The CBS show 60 Minutes made its 50th season debut on Sunday night that included a 15-minute segment hosted by Oprah Winfrey, talking politics with a focus group in Grand Rapids, Michigan – half Trump voters, half non-Trump voters. The segment was pretty balanced, and Oprah’s moderating was...moderate. But almost everyone knows Oprah is not non-partisan.
Just last December, CBS aired Oprah doing an hour-long bucket-of-syrup interview with Michelle Obama, whom she dubbed “the coolest First Lady in U.S. history.” In June of 2016, Oprah declared her support for Hillary Clinton: “I'm with her. I have to say I'm with her and I would also say that regardless of your politics, you cannot be a woman in the world and not see that this is a monumental time for women breaking the ceiling.”
On one hand, everyone can see that if CBS News was willing to hire Oprah’s pal Gayle King as a daily host at CBS This Morning despite (or because of) her cozy partying and even vacationing with the Obamas, then they’d be willing to bring on Oprah, hoping for ratings gold. On the 60 Minutes site, CBS could barely hint at Oprah’s liberal-Democrat history, especially donating more than $60,000 to President Obama and various Democratic Parties in 2012 to get him re-elected, (She also donated $15,000 to Democrats in 1996-97.)
In her interview with 60 Minutes Overtime, Winfrey acknowledges that viewers of the story may be aware of her own political stripes. In fact, one of the participants of this week's panel told a 60 Minutes producer that he would not have participated had he known in advance that Winfrey would moderate the discussion. But Winfrey says he changed his mind after speaking with her.
Winfrey tells Overtime, "There is a certain level of credibility and trust that I bring to the table, because regardless of who I voted for or didn't vote for, I'm gonna try to be fair."
You can tell CBS wants to have its cake and eat it, too – that Oprah’s a big liberal, but we can pretend she’s not in a TV Newser interview with the show’s executive producer, Jeff Fager:
TV NEWSER: She is beloved by millions, but she’s also a politicized personality — an important backer of both President Barack Obama and Hillary Clinton’s candidacy. Any concern that viewers will see her that way?

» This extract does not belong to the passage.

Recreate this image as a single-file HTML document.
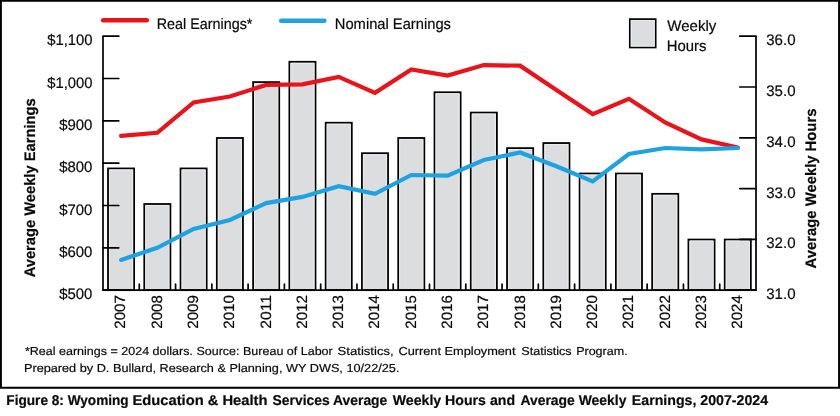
<!DOCTYPE html>
<html><head><meta charset="utf-8"><title>Figure 8</title>
<style>html,body{margin:0;padding:0;background:#fff}svg{display:block;will-change:transform}text{text-rendering:geometricPrecision;font-family:"Liberation Sans",sans-serif;fill:#0a0a0a;stroke:#0a0a0a;stroke-width:0.2px}</style></head>
<body>
<svg width="840" height="416" viewBox="0 0 840 416">
<rect x="0" y="0" width="840" height="416" fill="#fff"/>
<path d="M0 0H840V388.7H0Z M1.9 1.7V386.8H838.1V1.7Z" fill="#000" fill-rule="evenodd"/>
<rect x="108.01" y="168.45" width="26.10" height="121.70" fill="#dcddde" stroke="#000" stroke-width="1.8"/>
<path d="M109.51 289.15 V169.95 H132.61 V289.15" fill="none" stroke="#ececec" stroke-width="1"/>
<rect x="144.29" y="204.01" width="26.10" height="86.14" fill="#dcddde" stroke="#000" stroke-width="1.8"/>
<path d="M145.79 289.15 V205.51 H168.89 V289.15" fill="none" stroke="#ececec" stroke-width="1"/>
<rect x="180.56" y="168.45" width="26.10" height="121.70" fill="#dcddde" stroke="#000" stroke-width="1.8"/>
<path d="M182.06 289.15 V169.95 H205.16 V289.15" fill="none" stroke="#ececec" stroke-width="1"/>
<rect x="216.84" y="137.98" width="26.10" height="152.17" fill="#dcddde" stroke="#000" stroke-width="1.8"/>
<path d="M218.34 289.15 V139.48 H241.44 V289.15" fill="none" stroke="#ececec" stroke-width="1"/>
<rect x="253.12" y="82.11" width="26.10" height="208.04" fill="#dcddde" stroke="#000" stroke-width="1.8"/>
<path d="M254.62 289.15 V83.61 H277.72 V289.15" fill="none" stroke="#ececec" stroke-width="1"/>
<rect x="289.40" y="61.80" width="26.10" height="228.35" fill="#dcddde" stroke="#000" stroke-width="1.8"/>
<path d="M290.90 289.15 V63.30 H314.00 V289.15" fill="none" stroke="#ececec" stroke-width="1"/>
<rect x="325.68" y="122.74" width="26.10" height="167.41" fill="#dcddde" stroke="#000" stroke-width="1.8"/>
<path d="M327.18 289.15 V124.24 H350.28 V289.15" fill="none" stroke="#ececec" stroke-width="1"/>
<rect x="361.95" y="153.22" width="26.10" height="136.93" fill="#dcddde" stroke="#000" stroke-width="1.8"/>
<path d="M363.45 289.15 V154.72 H386.55 V289.15" fill="none" stroke="#ececec" stroke-width="1"/>
<rect x="398.23" y="137.98" width="26.10" height="152.17" fill="#dcddde" stroke="#000" stroke-width="1.8"/>
<path d="M399.73 289.15 V139.48 H422.83 V289.15" fill="none" stroke="#ececec" stroke-width="1"/>
<rect x="434.51" y="92.27" width="26.10" height="197.88" fill="#dcddde" stroke="#000" stroke-width="1.8"/>
<path d="M436.01 289.15 V93.77 H459.11 V289.15" fill="none" stroke="#ececec" stroke-width="1"/>
<rect x="470.79" y="112.58" width="26.10" height="177.56" fill="#dcddde" stroke="#000" stroke-width="1.8"/>
<path d="M472.29 289.15 V114.08 H495.39 V289.15" fill="none" stroke="#ececec" stroke-width="1"/>
<rect x="507.06" y="148.14" width="26.10" height="142.01" fill="#dcddde" stroke="#000" stroke-width="1.8"/>
<path d="M508.56 289.15 V149.64 H531.66 V289.15" fill="none" stroke="#ececec" stroke-width="1"/>
<rect x="543.34" y="143.06" width="26.10" height="147.09" fill="#dcddde" stroke="#000" stroke-width="1.8"/>
<path d="M544.84 289.15 V144.56 H567.94 V289.15" fill="none" stroke="#ececec" stroke-width="1"/>
<rect x="579.62" y="173.53" width="26.10" height="116.62" fill="#dcddde" stroke="#000" stroke-width="1.8"/>
<path d="M581.12 289.15 V175.03 H604.22 V289.15" fill="none" stroke="#ececec" stroke-width="1"/>
<rect x="615.90" y="173.53" width="26.10" height="116.62" fill="#dcddde" stroke="#000" stroke-width="1.8"/>
<path d="M617.40 289.15 V175.03 H640.50 V289.15" fill="none" stroke="#ececec" stroke-width="1"/>
<rect x="652.18" y="193.85" width="26.10" height="96.30" fill="#dcddde" stroke="#000" stroke-width="1.8"/>
<path d="M653.68 289.15 V195.35 H676.78 V289.15" fill="none" stroke="#ececec" stroke-width="1"/>
<rect x="688.45" y="239.56" width="26.10" height="50.59" fill="#dcddde" stroke="#000" stroke-width="1.8"/>
<path d="M689.95 289.15 V241.06 H713.05 V289.15" fill="none" stroke="#ececec" stroke-width="1"/>
<rect x="724.73" y="239.56" width="26.10" height="50.59" fill="#dcddde" stroke="#000" stroke-width="1.8"/>
<path d="M726.23 289.15 V241.06 H749.33 V289.15" fill="none" stroke="#ececec" stroke-width="1"/>
<path d="M103.0 36.2 V290.15 H756.0 V36.2" fill="none" stroke="#000" stroke-width="1.7" stroke-linejoin="round"/>
<path d="M103.0 290.15 h15.8 M103.0 247.82 h15.8 M103.0 205.50 h15.8 M103.0 163.18 h15.8 M103.0 120.85 h15.8 M103.0 78.52 h15.8 M103.0 36.20 h15.8 M756.0 290.15 h-16.2 M756.0 239.36 h-16.2 M756.0 188.57 h-16.2 M756.0 137.78 h-16.2 M756.0 86.99 h-16.2 M756.0 36.20 h-16.2 M139.28 290.15 v-6.0 M175.56 290.15 v-6.0 M211.83 290.15 v-6.0 M248.11 290.15 v-6.0 M284.39 290.15 v-6.0 M320.67 290.15 v-6.0 M356.94 290.15 v-6.0 M393.22 290.15 v-6.0 M429.50 290.15 v-6.0 M465.78 290.15 v-6.0 M502.06 290.15 v-6.0 M538.33 290.15 v-6.0 M574.61 290.15 v-6.0 M610.89 290.15 v-6.0 M647.17 290.15 v-6.0 M683.44 290.15 v-6.0 M719.72 290.15 v-6.0" fill="none" stroke="#000" stroke-width="1.7" stroke-linecap="round"/>
<polyline points="121.1,135.9 157.3,132.8 193.6,102.4 229.9,96.5 266.2,84.9 302.4,84.4 338.7,76.9 375.0,92.8 411.3,69.4 447.6,75.5 483.8,65.1 520.1,65.7 556.4,90.0 592.7,114.1 628.9,98.8 665.2,122.5 701.5,139.4 737.8,147.5" fill="none" stroke="#e8141c" stroke-width="4.2" stroke-linecap="round" stroke-linejoin="miter" stroke-miterlimit="10"/>
<polyline points="121.1,259.9 157.3,247.8 193.6,229.0 229.9,220.0 266.2,203.1 302.4,196.9 338.7,186.2 375.0,193.8 411.3,175.0 447.6,175.6 483.8,160.0 520.1,152.5 556.4,166.2 592.7,181.4 628.9,154.0 665.2,148.0 701.5,149.4 737.8,148.0" fill="none" stroke="#1fa3e0" stroke-width="4.2" stroke-linecap="round" stroke-linejoin="miter" stroke-miterlimit="10"/>
<line x1="103.2" y1="20.2" x2="146.8" y2="20.2" stroke="#e8141c" stroke-width="4.6" stroke-linecap="round"/>
<line x1="281.2" y1="20.7" x2="324.3" y2="20.7" stroke="#1fa3e0" stroke-width="4.6" stroke-linecap="round"/>
<rect x="629.8" y="19.1" width="25.9" height="28.4" fill="#dcddde" stroke="#000" stroke-width="1.7"/>
<rect x="631.3" y="20.6" width="22.9" height="25.4" fill="none" stroke="#ececec" stroke-width="1"/>
<text x="156.73" y="28.8" font-size="15.2" textLength="95.73" lengthAdjust="spacingAndGlyphs">Real Earnings*</text>
<text x="334.82" y="29.4" font-size="15.2" textLength="116.14" lengthAdjust="spacingAndGlyphs">Nominal Earnings</text>
<text x="667.24" y="30.7" font-size="15.2" textLength="49.02" lengthAdjust="spacingAndGlyphs">Weekly</text>
<text x="666.77" y="51.2" font-size="15.2" textLength="39.66" lengthAdjust="spacingAndGlyphs">Hours</text>
<text x="59.22" y="299.20" font-size="15.2" textLength="33.21" lengthAdjust="spacingAndGlyphs">$500</text>
<text x="59.22" y="256.88" font-size="15.2" textLength="33.21" lengthAdjust="spacingAndGlyphs">$600</text>
<text x="59.22" y="214.55" font-size="15.2" textLength="33.21" lengthAdjust="spacingAndGlyphs">$700</text>
<text x="59.22" y="172.23" font-size="15.2" textLength="33.21" lengthAdjust="spacingAndGlyphs">$800</text>
<text x="59.22" y="129.90" font-size="15.2" textLength="33.21" lengthAdjust="spacingAndGlyphs">$900</text>
<text x="47.19" y="87.57" font-size="15.2" textLength="45.31" lengthAdjust="spacingAndGlyphs">$1,000</text>
<text x="47.19" y="45.25" font-size="15.2" textLength="45.31" lengthAdjust="spacingAndGlyphs">$1,100</text>
<text x="766.21" y="299.15" font-size="15.2" textLength="29.3" lengthAdjust="spacingAndGlyphs">31.0</text>
<text x="766.21" y="248.36" font-size="15.2" textLength="29.3" lengthAdjust="spacingAndGlyphs">32.0</text>
<text x="766.21" y="197.57" font-size="15.2" textLength="29.3" lengthAdjust="spacingAndGlyphs">33.0</text>
<text x="766.21" y="146.78" font-size="15.2" textLength="29.3" lengthAdjust="spacingAndGlyphs">34.0</text>
<text x="766.21" y="95.99" font-size="15.2" textLength="29.3" lengthAdjust="spacingAndGlyphs">35.0</text>
<text x="766.21" y="45.20" font-size="15.2" textLength="29.3" lengthAdjust="spacingAndGlyphs">36.0</text>
<text font-size="14.9" textLength="33.62" lengthAdjust="spacingAndGlyphs" transform="translate(125.46 328.72) rotate(-90)">2007</text>
<text font-size="14.9" textLength="33.62" lengthAdjust="spacingAndGlyphs" transform="translate(161.74 328.72) rotate(-90)">2008</text>
<text font-size="14.9" textLength="33.62" lengthAdjust="spacingAndGlyphs" transform="translate(198.01 328.72) rotate(-90)">2009</text>
<text font-size="14.9" textLength="33.62" lengthAdjust="spacingAndGlyphs" transform="translate(234.29 328.72) rotate(-90)">2010</text>
<text font-size="14.9" textLength="33.62" lengthAdjust="spacingAndGlyphs" transform="translate(270.57 328.72) rotate(-90)">2011</text>
<text font-size="14.9" textLength="33.62" lengthAdjust="spacingAndGlyphs" transform="translate(306.85 328.72) rotate(-90)">2012</text>
<text font-size="14.9" textLength="33.62" lengthAdjust="spacingAndGlyphs" transform="translate(343.13 328.72) rotate(-90)">2013</text>
<text font-size="14.9" textLength="33.62" lengthAdjust="spacingAndGlyphs" transform="translate(379.40 328.72) rotate(-90)">2014</text>
<text font-size="14.9" textLength="33.62" lengthAdjust="spacingAndGlyphs" transform="translate(415.68 328.72) rotate(-90)">2015</text>
<text font-size="14.9" textLength="33.62" lengthAdjust="spacingAndGlyphs" transform="translate(451.96 328.72) rotate(-90)">2016</text>
<text font-size="14.9" textLength="33.62" lengthAdjust="spacingAndGlyphs" transform="translate(488.24 328.72) rotate(-90)">2017</text>
<text font-size="14.9" textLength="33.62" lengthAdjust="spacingAndGlyphs" transform="translate(524.51 328.72) rotate(-90)">2018</text>
<text font-size="14.9" textLength="33.62" lengthAdjust="spacingAndGlyphs" transform="translate(560.79 328.72) rotate(-90)">2019</text>
<text font-size="14.9" textLength="33.62" lengthAdjust="spacingAndGlyphs" transform="translate(597.07 328.72) rotate(-90)">2020</text>
<text font-size="14.9" textLength="33.62" lengthAdjust="spacingAndGlyphs" transform="translate(633.35 328.72) rotate(-90)">2021</text>
<text font-size="14.9" textLength="33.62" lengthAdjust="spacingAndGlyphs" transform="translate(669.63 328.72) rotate(-90)">2022</text>
<text font-size="14.9" textLength="33.62" lengthAdjust="spacingAndGlyphs" transform="translate(705.90 328.72) rotate(-90)">2023</text>
<text font-size="14.9" textLength="33.62" lengthAdjust="spacingAndGlyphs" transform="translate(742.18 328.72) rotate(-90)">2024</text>
<text font-size="15.2" font-weight="bold" textLength="178.99" lengthAdjust="spacingAndGlyphs" transform="translate(34.9 277.37) rotate(-90)">Average Weekly Earnings</text>
<text font-size="15.2" font-weight="bold" textLength="159.84" lengthAdjust="spacingAndGlyphs" transform="translate(816.3 268.40) rotate(-90)">Average Weekly Hours</text>
<text x="24.91" y="355.4" font-size="11.6" textLength="307.85" lengthAdjust="spacingAndGlyphs">*Real earnings = 2024 dollars. Source: Bureau of Labor</text>
<text x="337.6" y="355.4" font-size="11.6" textLength="56.03" lengthAdjust="spacingAndGlyphs">Statistics,</text>
<text x="398.41" y="355.4" font-size="11.6" textLength="117.13" lengthAdjust="spacingAndGlyphs">Current Employment</text>
<text x="521.27" y="355.4" font-size="11.6" textLength="50.34" lengthAdjust="spacingAndGlyphs">Statistics</text>
<text x="576.15" y="355.4" font-size="11.6" textLength="51.48" lengthAdjust="spacingAndGlyphs">Program.</text>
<text x="23.93" y="372.4" font-size="11.6" textLength="375.5" lengthAdjust="spacingAndGlyphs">Prepared by D. Bullard, Research &amp; Planning, WY DWS, 10/22/25.</text>
<text x="6.37" y="405.0" font-size="14.2" font-weight="bold" textLength="122.33" lengthAdjust="spacingAndGlyphs">Figure 8: Wyoming</text>
<text x="132.41" y="405.0" font-size="14.2" font-weight="bold" textLength="135.13" lengthAdjust="spacingAndGlyphs">Education &amp; Health</text>
<text x="272.62" y="405.0" font-size="14.2" font-weight="bold" textLength="114.68" lengthAdjust="spacingAndGlyphs">Services Average</text>
<text x="392.69" y="405.0" font-size="14.2" font-weight="bold" textLength="122.38" lengthAdjust="spacingAndGlyphs">Weekly Hours and</text>
<text x="520.42" y="405.0" font-size="14.2" font-weight="bold" textLength="106.0" lengthAdjust="spacingAndGlyphs">Average Weekly</text>
<text x="631.82" y="405.0" font-size="14.2" font-weight="bold" textLength="136.31" lengthAdjust="spacingAndGlyphs">Earnings, 2007-2024</text>
</svg></body></html>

FAGER: She and we will be judged based on the work she does here. I’m not concerned about that one bit. You can’t see that she’s coming from any particular place and we’re going to be proud of the work she does here. In terms of background and history, she reminds me a little bit of Mike Wallace, who had a full career before starting at “60,” but the one thing he did that stands out as with her was the interview and that ability to absorb.
"As fair and balanced as Mike Wallace" is not a comforting simile. The liberal nature also came up in discussing the Dan Rather debacle at 60 Minutes II in 2004:
TV NEWSER: Nevertheless, Memogate did come out of the show, and effectively ended Dan Rather’s long career at CBS News. Have you both patched up your differences?
FAGER: I was never at war with Dan. I love him and he was one of the greatest correspondents that ever worked at CBS and always felt that way. And if you look at the history of “60,” it took off the moment he joined [in 1975].
And CBS desperately wanted Jon Stewart as the end-of-show comic relief, and he was a liberal activist:
TV NEWSER: here does appear to be one irreplaceable figure: Andy Rooney [who died in 2011]. I believe you had talked to Jon Stewart about taking his place?
FAGER: Yes [the discussions went on for years]. I don’t think he ever wanted to do it, but he was tempted. He had enough on his plate.
In her promotional interview with CBS, Winfrey tried to sell herself as coming full-circle to non-partisan news-gathering: "I started out in news, roaming the streets, looking for stories, covering courts and fires, and chasing ambulances," Winfrey said. "Going out with the 60 Minutes crew for the very first time, I had all of these sense memories of sitting with the crew, setting up the interview that I hadn't done since my 20s. So it felt like a full circle moment."
It became goopier. CBS was like a religion? "As someone who's grown up watching 60 Minutes since I was a young girl, not even knowing the power, the impact, the value of the reporting, and then becoming a young reporter myself in my 20s in Baltimore, 60 Minutes was, I would say, for the first 20 years of my career like a religion.”